Requesting a reference for a book on NNTP

Jim Richardson warlock at eskimo.com
Thu Jul 25 02:48:15 EDT 2002


-----BEGIN PGP SIGNED MESSAGE-----
Hash: SHA1

On 24 Jul 2002 18:52:51 -0700,
 TuxTrax <bogusdrop at myself.com> wrote:
> Hi all
> 
> I am beginning a project in python, that will require a greater
> understanding of NNTP protocols (and python!) than I currently
> possess.

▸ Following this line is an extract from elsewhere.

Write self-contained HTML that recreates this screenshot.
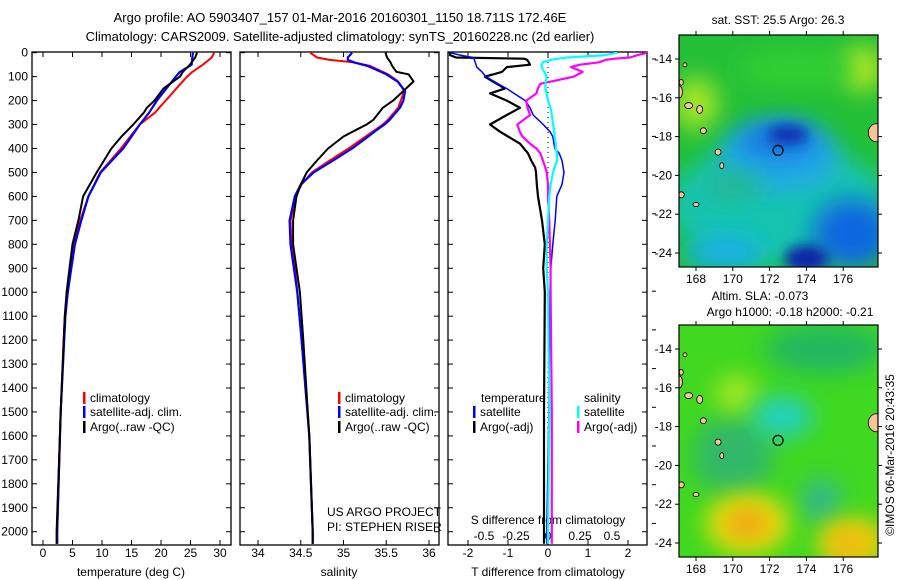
<!DOCTYPE html>
<html><head><meta charset="utf-8"><style>
body{margin:0;background:#fff;}
svg{display:block;font-family:"Liberation Sans",sans-serif;}
</style></head><body>
<svg id="fig" width="900" height="580" viewBox="0 0 900 580">
<defs>
<filter id="bl" x="-50%" y="-50%" width="200%" height="200%"><feGaussianBlur stdDeviation="12"/></filter>
<filter id="bl2" x="-50%" y="-50%" width="200%" height="200%"><feGaussianBlur stdDeviation="6"/></filter>
<clipPath id="c1"><rect x="32" y="52" width="199" height="493"/></clipPath>
<clipPath id="c2"><rect x="240" y="52" width="199" height="493"/></clipPath>
<clipPath id="c3"><rect x="448" y="52" width="199" height="493"/></clipPath>
<clipPath id="m1"><rect x="679" y="35" width="199" height="232"/></clipPath>
<clipPath id="m2"><rect x="679" y="325" width="199" height="232"/></clipPath>
</defs>
<text x="340" y="22" font-size="13" text-anchor="middle">Argo profile: AO 5903407_157 01-Mar-2016 20160301_1150 18.711S 172.46E</text>
<text x="340" y="41" font-size="13" text-anchor="middle">Climatology: CARS2009. Satellite-adjusted climatology: synTS_20160228.nc (2d earlier)</text>
<g id="g1"></g>
<g id="g2"></g>
<g id="g3"></g>
<g id="maps"></g>
</svg>
<script>
// ---- data (depth m, values) ----
const depthT = [0,20,50,80,100,150,200,230,250,300,350,400,500,600,700,800,900,1000,1100,1200,1500,2000,2050];
const tempClim = [29.0,28.6,27.1,25.3,24.4,22.6,20.8,19.7,19.0,16.4,14.8,13.2,9.7,7.7,6.3,5.3,4.7,4.1,3.7,3.5,3.0,2.4,2.4];
const tempSat  = [25.4,25.3,25.2,23.2,22.5,20.9,19.3,18.5,18.0,16.4,15.0,13.6,9.8,7.7,6.5,5.4,4.8,4.2,3.8,3.6,3.0,2.4,2.4];
const tempArgo = [26.1,25.8,24.9,23.7,23.2,20.4,18.9,17.6,17.1,15.3,13.3,11.6,9.1,6.8,6.0,5.0,4.5,4.0,3.7,3.5,3.0,2.3,2.3];
const depthS = [0,20,30,40,55,80,90,120,160,200,230,280,300,320,350,400,450,500,550,600,650,700,800,900,1000,1200,1600,2000,2050];
const salClim = [34.61,34.69,34.84,35.11,35.31,35.46,35.52,35.64,35.71,35.67,35.64,35.52,35.46,35.38,35.26,35.06,34.84,34.63,34.51,34.44,34.41,34.38,34.39,34.43,34.46,34.51,34.60,34.64,34.64];
const salSat  = [35.10,35.05,35.05,35.12,35.28,35.44,35.50,35.63,35.72,35.70,35.66,35.54,35.48,35.40,35.29,35.10,34.88,34.65,34.50,34.43,34.40,34.37,34.38,34.42,34.46,34.51,34.60,34.64,34.64];
const salArgo = [35.49,35.51,35.53,35.55,35.57,35.62,35.76,35.82,35.70,35.58,35.46,35.35,35.27,35.16,35.00,34.82,34.69,34.57,34.50,34.45,34.43,34.41,34.41,34.45,34.49,34.53,34.60,34.64,34.64];
const depthD = [0,10,20,25,30,40,50,60,80,100,130,150,170,200,230,260,300,330,350,380,400,420,450,480,500,550,600,700,800,900,1000,1500,2000,2050];
const tdSat  = [-2.45,-2.2,-1.87,-1.85,-1.84,-1.82,-1.8,-1.78,-1.65,-1.55,-1.25,-1.03,-0.85,-0.57,-0.45,-0.37,-0.12,0.05,0.12,0.15,0.17,0.28,0.35,0.38,0.40,0.35,0.22,0.18,0.12,0.07,0.05,0.02,-0.03,-0.03];
const tdArgo = [-2.45,-2.45,-2.3,-0.6,-0.52,-0.48,-0.45,-1.03,-1.15,-1.58,-1.28,-1.08,-1.45,-1.03,-0.7,-1.03,-1.45,-1.2,-1.0,-0.7,-0.6,-0.5,-0.42,-0.32,-0.3,-0.28,-0.25,-0.15,-0.08,-0.12,-0.08,-0.1,-0.1,-0.1];
const sdSat  = [0.54,0.45,0.15,0.08,0.02,-0.04,-0.05,-0.05,-0.03,-0.01,-0.02,-0.02,-0.01,0.0,0.02,0.03,0.04,0.05,0.05,0.06,0.06,0.07,0.07,0.05,0.04,0.02,0.01,0.0,-0.01,-0.01,0.0,0.01,0.0,0.0];
const sdArgo = [0.78,0.7,0.64,0.52,0.45,0.4,0.25,0.18,0.27,0.2,-0.06,-0.08,-0.09,-0.17,-0.16,-0.14,-0.24,-0.22,-0.2,-0.14,-0.09,-0.06,-0.04,-0.02,-0.01,0.0,0.0,0.01,0.015,0.02,0.02,0.03,0.03,0.03];
const depthTicks = [0,100,200,300,400,500,600,700,800,900,1000,1100,1200,1300,1400,1500,1600,1700,1800,1900,2000];
const tempTicks = [0,5,10,15,20,25,30];
const salTicks = [34,34.5,35,35.5,36];
const tdTicks = [-2,-1,0,1,2];
const sdTicks = [-0.5,-0.25,0,0.25,0.5];
const lonTicks = [168,170,172,174,176];
const latTicks = [-14,-16,-18,-20,-22,-24];

const NS='http://www.w3.org/2000/svg';
function mk(tag,attrs,parent){const e=document.createElementNS(NS,tag);for(const k in attrs)e.setAttribute(k,attrs[k]);parent.appendChild(e);return e;}
const yD = d => 52.7 + d*0.2395;
const xT = t => 43 + t*5.9;
const xS = s => 258 + (s-34)*85.5;
const xTD = v => 548 + v*40;
const xSD = v => 548 + v*128;
const TOP=52, BOT=545;

function frame(g,x0,x1){
  const r=mk('rect',{x:x0,y:TOP,width:x1-x0,height:BOT-TOP,fill:'none',stroke:'#000','stroke-width':1.3},g);
  
  
  depthTicks.forEach(d=>{
    const y=yD(d);
    mk('line',{x1:x0,x2:x0+5,y1:y,y2:y,stroke:'#000'},g);
    mk('line',{x1:x1,x2:x1-5,y1:y,y2:y,stroke:'#000'},g);
  });
}
function xticks(g,ticks,fx,y){
  ticks.forEach(t=>{
    const x=fx(t);
    mk('line',{x1:x,x2:x,y1:TOP,y2:TOP+5,stroke:'#000'},g);
    mk('line',{x1:x,x2:x,y1:BOT,y2:BOT-5,stroke:'#000'},g);
    const tx=mk('text',{x:x,y:y,'font-size':12,'text-anchor':'middle'},g);
    tx.textContent=String(t);
    
    
  });
}
function line(g,depths,vals,fx,color,w,clip,name){
  const pts=depths.map((d,i)=>fx(vals[i]).toFixed(1)+','+yD(d).toFixed(1)).join(' ');
  const p=mk('polyline',{points:pts,fill:'none',stroke:color,'stroke-width':w,'clip-path':'url(#'+clip+')','stroke-linejoin':'round'},g);
  
  
}
function label(g,x,y,txt,name,anchor,size){
  const t=mk('text',{x:x,y:y,'font-size':size||12,'text-anchor':anchor||'start'},g);
  t.textContent=txt;
  
  
  return t;
}
function legend(g,x,y,color,txt){
  const b=mk('rect',{x:x,y:y-10,width:2.5,height:12,fill:color},g);
  
  
  label(g,x+7,y,txt,'legend-entry');
}

// Panel 1
const g1=document.getElementById('g1');
frame(g1,32,231);
depthTicks.forEach(d=>label(g1,28,yD(d)+4,String(d),'y-tick-label','end'));
xticks(g1,tempTicks,xT,557);
label(g1,131,576,'temperature (deg C)','x-axis-title','middle');
line(g1,depthT,tempClim,xT,'#f00',2,'c1','climatology-line');
line(g1,depthT,tempSat,xT,'#00f',2.2,'c1','satellite-line');
line(g1,depthT,tempArgo,xT,'#000',2,'c1','argo-line');
legend(g1,83,402,'#f00','climatology');
legend(g1,83,416,'#00f','satellite-adj. clim.');
legend(g1,83,431,'#000','Argo(..raw -QC)');

// Panel 2
const g2=document.getElementById('g2');
frame(g2,240,439);
xticks(g2,salTicks,xS,557);
label(g2,339,576,'salinity','x-axis-title','middle');
line(g2,depthS,salClim,xS,'#f00',2,'c2','climatology-line');
line(g2,depthS,salSat,xS,'#00f',2.2,'c2','satellite-line');
line(g2,depthS,salArgo,xS,'#000',2,'c2','argo-line');
legend(g2,338,402,'#f00','climatology');
legend(g2,338,416,'#00f','satellite-adj. clim.');
legend(g2,338,431,'#000','Argo(..raw -QC)');
label(g2,327,516,'US ARGO PROJECT','project-label');
label(g2,327,531,'PI: STEPHEN RISER','pi-label');

// Panel 3
const g3=document.getElementById('g3');
frame(g3,448,647);
tdTicks.forEach(t=>{const x=xTD(t);mk('line',{x1:x,x2:x,y1:BOT,y2:BOT-5,stroke:'#000'},g3);mk('line',{x1:x,x2:x,y1:TOP,y2:TOP+5,stroke:'#000'},g3);
  label(g3,x,557,String(t),'t-diff-tick-label','middle');});
sdTicks.forEach(t=>label(g3,xSD(t),540,String(t),'s-diff-tick-label','middle'));
label(g3,548,576,'T difference from climatology','x-axis-title','middle');
label(g3,548,524,'S difference from climatology','s-axis-title','middle');
mk('line',{x1:548,x2:548,y1:TOP,y2:BOT,stroke:'#000','stroke-dasharray':'1,4'},g3);
for(let y=59;y<548;y+=38.7){mk('line',{x1:652,x2:656,y1:y,y2:y,stroke:'#000'},g3);}
line(g3,depthD,tdArgo,xTD,'#000',2.2,'c3','t-diff-argo-line');
line(g3,depthD,tdSat,xTD,'#00f',1.5,'c3','t-diff-satellite-line');
line(g3,depthD,sdArgo,xSD,'#f0f',2.2,'c3','s-diff-argo-line');
line(g3,depthD,sdSat,xSD,'#0ff',2.2,'c3','s-diff-satellite-line');
label(g3,481,402,'temperature','legend-title');
label(g3,584,402,'salinity','legend-title');
legend(g3,473,416,'#00f','satellite');
legend(g3,473,431,'#000','Argo(-adj)');
legend(g3,577,416,'#0ff','satellite');
legend(g3,577,431,'#f0f','Argo(-adj)');

// Maps
const gm=document.getElementById('maps');
const xL = lon => 696 + (lon-168)*18.4;
const yL = (lat,off) => 59 + off + (-14-lat)*19.4;
function mapAxes(off){
  const r=mk('rect',{x:679,y:35+off,width:199,height:232,fill:'none',stroke:'#000','stroke-width':1.2},gm);
  
  
  lonTicks.forEach(l=>{const x=xL(l);mk('line',{x1:x,x2:x,y1:35+off,y2:31+off,stroke:'#000'},gm);mk('line',{x1:x,x2:x,y1:267+off,y2:271+off,stroke:'#000'},gm);
    label(gm,x,283+off,String(l),'map-lon-label','middle',12);});
  latTicks.forEach(l=>{const y=yL(l,off);mk('line',{x1:675,x2:679,y1:y,y2:y,stroke:'#000'},gm);mk('line',{x1:878,x2:882,y1:y,y2:y,stroke:'#000'},gm);
    label(gm,672,y+4,String(l),'map-lat-label','end',12);});
}
function blob(parent,lon,lat,rx,ry,color,off,f){
  mk('ellipse',{cx:xL(lon),cy:yL(lat,off),rx:rx,ry:ry,fill:color,filter:'url(#'+(f||'bl')+')'},parent);
}
function islands(parent,off){
  const isl=[[167.1,-15.7,3,6],[167.6,-16.4,4,3],[168.2,-16.6,3,4],[168.4,-17.7,3,3],[169.2,-18.8,3,3],[169.4,-19.5,2,3],[167.2,-21.0,3,3],[168.0,-21.5,3,2],[177.8,-17.8,8,9],[167.4,-14.3,2,2],[167.2,-15.2,2,3]];
  isl.forEach(a=>{mk('ellipse',{cx:xL(a[0]),cy:yL(a[1],off),rx:a[2],ry:a[3],fill:'#f8c498',stroke:'#000','stroke-width':0.8},parent);});
  const c=mk('circle',{cx:xL(172.46),cy:yL(-18.711,off),r:5,fill:'none',stroke:'#000','stroke-width':1.2},parent);
  
  
}
// top map (SST)
const m1=mk('g',{'clip-path':'url(#m1)'},gm);


mk('rect',{x:679,y:35,width:199,height:232,fill:'#24c038'},m1);
blob(m1,168.0,-16.3,22,26,'#a8e828',0);
blob(m1,177,-14.5,20,22,'#c0ea20',0);
blob(m1,173.5,-14.5,60,18,'#30d030',0);
blob(m1,172.5,-21.5,110,60,'#18c4b0',0);
blob(m1,172.5,-19,60,35,'#20a8e8',0);
blob(m1,172.5,-18.2,40,18,'#1878e0',0);
blob(m1,173,-17.9,20,9,'#0a2eb0',0,'bl2');
blob(m1,176.5,-23,40,35,'#1068e0',0);
blob(m1,174,-24.3,22,14,'#0828a8',0,'bl2');
blob(m1,169.5,-24,40,18,'#18b0e8',0);
blob(m1,170,-20.5,30,15,'#20b890',0);
islands(m1,0);
mapAxes(0);
label(gm,778,24,'sat. SST: 25.5 Argo: 26.3','sst-map-title','middle',12);
// bottom map (SLA)
const off=290;
const m2=mk('g',{'clip-path':'url(#m2)'},gm);


mk('rect',{x:679,y:325,width:199,height:232,fill:'#40d820'},m2);
blob(m2,175,-14,60,25,'#20b860',off);
blob(m2,170,-19.5,40,40,'#30b868',off);
blob(m2,170.2,-16.3,22,18,'#a8e820',off);
blob(m2,172.7,-17.5,30,20,'#20d0c8',off);
blob(m2,174.8,-21.8,20,22,'#30b890',off);
blob(m2,170.8,-23,42,30,'#e8e010',off);
blob(m2,170.8,-23,22,16,'#f0a010',off);
blob(m2,176.5,-24,35,25,'#f0d010',off);
blob(m2,176.3,-24,18,12,'#f0b010',off);
islands(m2,off);
mapAxes(off);
label(gm,760,300,'Altim. SLA: -0.073','sla-map-title','middle',12);
label(gm,790,316,'Argo h1000: -0.18 h2000: -0.21','sla-map-subtitle','middle',12);
const cr=label(gm,0,0,'©IMOS 06-Mar-2016 20:43:35','imos-credit','middle',12);
cr.setAttribute('transform','translate(894,455) rotate(-90)');
</script>
</body></html>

It is a definite learning process and I suspect it will take
> me a long time to have a working beta up and running.
> 
> I need to learn how clients query nntp servers for specific messages,
> what protocols are involved, how those protocols and commands are
> used, syntax involved, authentication methods: in short, I need a book
> that will teach me everything I would need to know to write a
> newsreader (as far as interfacing with the usenet servers are
> concerned), although that is not the project I am embarking on.
> 
> Since I know that many programmers both amateur and professional, are
> active and lurking, I would like to ask for a reference to a good
> *beginners* book on the subject of NNTP and usenet that helps the
> inexperienced to understand the information.
> 
> cheers,
> 
> Mathew
> 
> Xposted to comp.lang.python, comp.os.linux.advocacy


Check out the nntplib module in python

<quote from python docs>
                     11.10 nntplib -- NNTP protocol client
                                      
   
   This module defines the class NNTP which implements the client side of
   the NNTP protocol. It can be used to implement a news reader or
   poster, or automated news processors. For more information on NNTP
   (Network News Transfer Protocol), see Internet RFC 977.
   

</quote>

unless you really *want* to reinvent the wheel :)


-----BEGIN PGP SIGNATURE-----
Version: GnuPG v1.0.7 (GNU/Linux)

iD8DBQE9P58ud90bcYOAWPYRAragAJsEXphlaxpg3KC3u6TTnScbUa20XACeMBlU
Ozsb+vurflQtBpCHs6QbNqw=
=/n/Z
-----END PGP SIGNATURE-----

-- 
Jim Richardson
	Anarchist, pagan and proud of it
http://www.eskimo.com/~warlock
Linux, from watches to supercomputers, for grandmas and geeks.